Social media isn’t all bad, though.
There are plenty of influencers, podcasts and accounts that are hard at work providing portrayals of diverse, real beauty, body positivity and other ways to measure self worth.
Some of my favorite IG handles:
I also enjoy Maintenance Phase, a podcast that is particularly helpful if you’re working through your own experiences with diet culture and wellness. I would love for my daughter to follow fewer Kardashians and more accounts like @amypoehlersmartgirls and @nasablueberry (the amazing 19 year old trainee astronaut who has her sights set on going to Mars!).
Wiping Khloe Kardashian’s unedited photo from the internet doesn’t just hurt my daughter.
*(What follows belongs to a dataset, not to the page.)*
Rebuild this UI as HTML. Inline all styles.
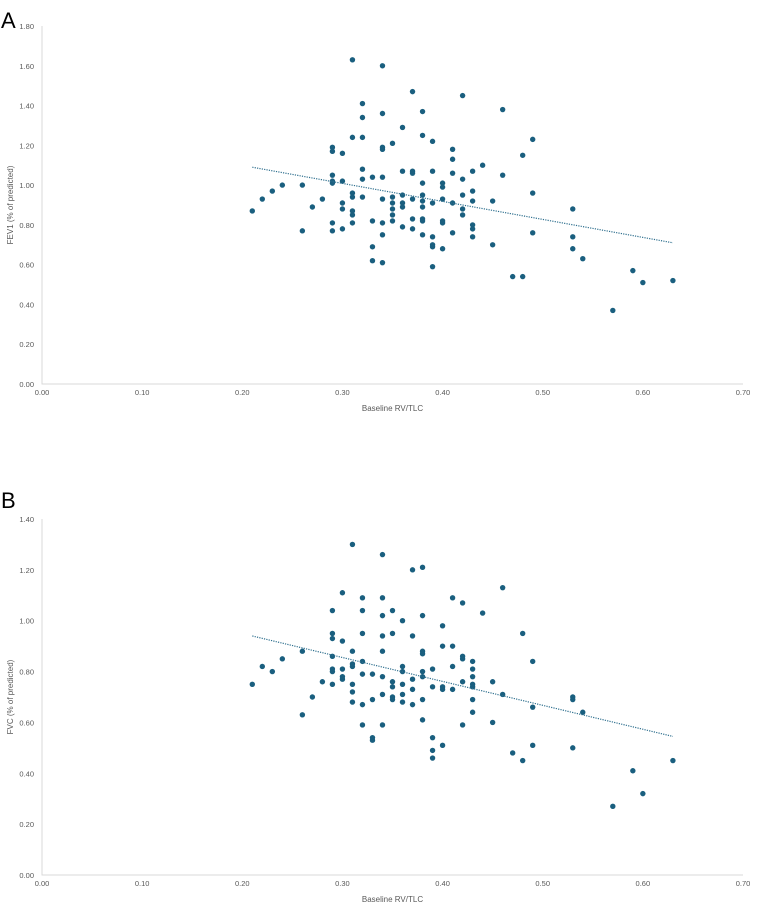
<!DOCTYPE html>
<html><head><meta charset="utf-8"><style>
body{margin:0;background:#fff;font-family:"Liberation Sans",sans-serif}
svg{display:block}
text{font-family:"Liberation Sans",sans-serif;fill:#595959}
</style></head><body>
<svg id="s" width="757" height="905"></svg>
<script>
const xTicks=[0,0.1,0.2,0.3,0.4,0.5,0.6,0.7];
const yTicksA=[0,0.2,0.4,0.6,0.8,1.0,1.2,1.4,1.6,1.8];
const yTicksB=[0,0.2,0.4,0.6,0.8,1.0,1.2,1.4];
const rvA=[0.21,0.22,0.23,0.24,0.26,0.26,0.27,0.28,0.29,0.29,0.29,0.29,0.29,0.29,0.29,0.30,0.30,0.30,0.30,0.30,0.31,0.31,0.31,0.31,0.31,0.31,0.31,0.32,0.32,0.32,0.32,0.32,0.32,0.33,0.33,0.33,0.33,0.34,0.34,0.34,0.34,0.34,0.34,0.34,0.34,0.34,0.35,0.35,0.35,0.35,0.35,0.35,0.36,0.36,0.36,0.36,0.36,0.36,0.37,0.37,0.37,0.37,0.37,0.37,0.38,0.38,0.38,0.38,0.38,0.38,0.38,0.38,0.38,0.39,0.39,0.39,0.39,0.39,0.39,0.39,0.40,0.40,0.40,0.40,0.40,0.40,0.41,0.41,0.41,0.41,0.41,0.42,0.42,0.42,0.42,0.42,0.43,0.43,0.43,0.43,0.43,0.43,0.44,0.45,0.45,0.46,0.46,0.47,0.48,0.48,0.49,0.49,0.49,0.53,0.53,0.53,0.54,0.57,0.59,0.60,0.63];
const fev1=[0.87,0.93,0.97,1.00,1.00,0.77,0.89,0.93,1.19,1.17,1.05,1.02,1.01,0.81,0.77,1.16,1.02,0.91,0.88,0.78,1.63,1.24,0.96,0.94,0.87,0.85,0.81,1.41,1.34,1.24,1.08,1.03,0.94,1.04,0.82,0.69,0.62,1.60,1.36,1.19,1.18,1.04,0.93,0.81,0.75,0.61,1.21,0.91,0.88,0.85,0.82,0.94,1.29,1.07,0.95,0.91,0.89,0.79,1.47,1.07,1.06,0.93,0.83,0.78,1.37,1.25,1.01,0.92,0.89,0.83,0.82,0.75,0.95,1.22,1.07,0.91,0.74,0.70,0.69,0.59,1.01,0.99,0.93,0.82,0.81,0.68,1.18,1.13,1.06,0.91,0.76,1.45,1.03,0.88,0.85,0.95,1.07,0.97,0.92,0.80,0.78,0.74,1.10,0.92,0.70,1.38,1.05,0.54,1.15,0.54,1.23,0.96,0.76,0.88,0.74,0.68,0.63,0.37,0.57,0.51,0.52];
const rvB=[0.21,0.22,0.23,0.24,0.26,0.26,0.27,0.28,0.29,0.29,0.29,0.29,0.29,0.29,0.29,0.30,0.30,0.30,0.30,0.30,0.31,0.31,0.31,0.31,0.31,0.31,0.31,0.32,0.32,0.32,0.32,0.32,0.32,0.32,0.33,0.33,0.33,0.33,0.34,0.34,0.34,0.34,0.34,0.34,0.34,0.34,0.35,0.35,0.35,0.35,0.35,0.35,0.36,0.36,0.36,0.36,0.36,0.36,0.37,0.37,0.37,0.37,0.37,0.38,0.38,0.38,0.38,0.38,0.38,0.38,0.38,0.39,0.39,0.39,0.39,0.39,0.40,0.40,0.40,0.40,0.40,0.41,0.41,0.41,0.41,0.42,0.42,0.42,0.42,0.42,0.43,0.43,0.43,0.43,0.43,0.43,0.43,0.44,0.45,0.45,0.46,0.46,0.47,0.48,0.48,0.49,0.49,0.49,0.53,0.53,0.53,0.54,0.57,0.59,0.60,0.63];
const fvc=[0.75,0.82,0.80,0.85,0.88,0.63,0.70,0.76,1.04,0.95,0.93,0.86,0.81,0.80,0.75,1.11,0.92,0.81,0.78,0.77,1.30,0.88,0.83,0.82,0.75,0.72,0.68,1.09,1.04,0.95,0.84,0.79,0.67,0.59,0.79,0.69,0.54,0.53,1.26,1.09,1.02,0.94,0.88,0.78,0.71,0.59,1.04,0.95,0.76,0.74,0.70,0.69,1.00,0.82,0.80,0.75,0.71,0.68,1.20,0.94,0.77,0.73,0.67,1.21,1.02,0.88,0.87,0.80,0.78,0.69,0.61,0.81,0.74,0.54,0.49,0.46,0.98,0.90,0.74,0.73,0.51,1.09,0.90,0.82,0.73,1.07,0.86,0.85,0.76,0.59,0.84,0.81,0.78,0.75,0.74,0.69,0.64,1.03,0.76,0.60,1.13,0.71,0.48,0.95,0.45,0.84,0.66,0.51,0.70,0.69,0.50,0.64,0.27,0.41,0.32,0.45];
const trendA=[[0.21,1.09],[0.63,0.71]];
const trendB=[[0.21,0.94],[0.63,0.545]];

const NS='http://www.w3.org/2000/svg';
const svg=document.getElementById('s');
function el(t,a,p){const e=document.createElementNS(NS,t);for(const k in a)e.setAttribute(k,a[k]);(p||svg).appendChild(e);return e;}
function chart(cfg){
  const g=el('g',{});
  
  
  const L=42,R=743,B=cfg.bottom,T=cfg.top,ymax=cfg.ymax;
  const sx=v=>L+v/0.7*(R-L), sy=v=>B-v/ymax*(B-T);
  const lab=el('text',{x:1,y:cfg.bottom-cfg.labelOff,'font-size':22,style:'fill:#000'},g);lab.textContent=cfg.letter;
  
  
  const ax=el('path',{d:`M${L} ${T}V${B}H${R}`,stroke:'#d9d9d9',fill:'none','stroke-width':1},g);
  
  
  cfg.yticks.forEach(v=>{const t=el('text',{x:L-8,y:sy(v)+3,'font-size':7.5,'text-anchor':'end'},g);t.textContent=v.toFixed(2);
    
    });
  xTicks.forEach(v=>{const t=el('text',{x:sx(v),y:B+11,'font-size':7.5,'text-anchor':'middle'},g);t.textContent=v.toFixed(2);
    
    });
  const xt=el('text',{x:(L+R)/2,y:B+27,'font-size':8,'text-anchor':'middle'},g);xt.textContent='Baseline RV/TLC';
  
  
  const cy=(T+B)/2;
  const yt=el('text',{x:13,y:cy,'font-size':8,'text-anchor':'middle',transform:`rotate(-90 13 ${cy})`},g);yt.textContent=cfg.ytitle;
  
  
  cfg.xs.forEach((x,i)=>{const c=el('circle',{cx:sx(x),cy:sy(cfg.ys[i]),r:2.7,fill:'#1a5f7f'},g);
    
    });
  const tl=el('line',{x1:sx(cfg.trend[0][0]),y1:sy(cfg.trend[0][1]),x2:sx(cfg.trend[1][0]),y2:sy(cfg.trend[1][1]),stroke:'#2e6f8e','stroke-width':1.2,'stroke-dasharray':'1.2 1.2'},g);
  
  
}
chart({name:'chart-fev1',letter:'A',bottom:384,top:26,ymax:1.8,labelOff:356,yticks:yTicksA,xs:rvA,ys:fev1,trend:trendA,ytitle:'FEV1 (% of predicted)'});
chart({name:'chart-fvc',letter:'B',bottom:875,top:519,ymax:1.4,labelOff:367,yticks:yTicksB,xs:rvB,ys:fvc,trend:trendB,ytitle:'FVC (% of predicted)'});
</script>
</body></html>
It hurts my son, too.
As the mother of a young son, I recognize this isn’t strictly a female problem. As our writer Lindsey beautifully stated in “if the Future is Female, That’s Good for My Son“, the issues facing our daughters matter to our sons as well. Creating a world where women are valued for more than their appearance and are celebrated for their strengths and differences will allow my son to thrive, too. Encouraging authenticity over perfection means that my son also has the space to express himself and be confident. Raising children who understand that beauty isn’t skin deep and that being flawless is impossible has nothing to do with gender.
I want to foster a positive self image for my daughter.
I try to highlight the many physical qualities that make her beautiful. From her wild, enviable curls to her breathtakingly blue eyes, I hope she’ll find her own version of beauty. I hope she will appreciate her body for the amazing things it can do and endure. But more importantly than that, I’d like her to understand that her appearance is only one small part of who she is. It is not the only metric of value. There is beauty to be found in kindness, intelligence, persistence, and the big dreams she has. And I never ever want her to strive for small. Not only in her body, but in her words and actions. She should proudly take up space. And recognize that absolute perfection is a lie. No matter how many social media filters or aspirational celebrities try to convince her otherwise.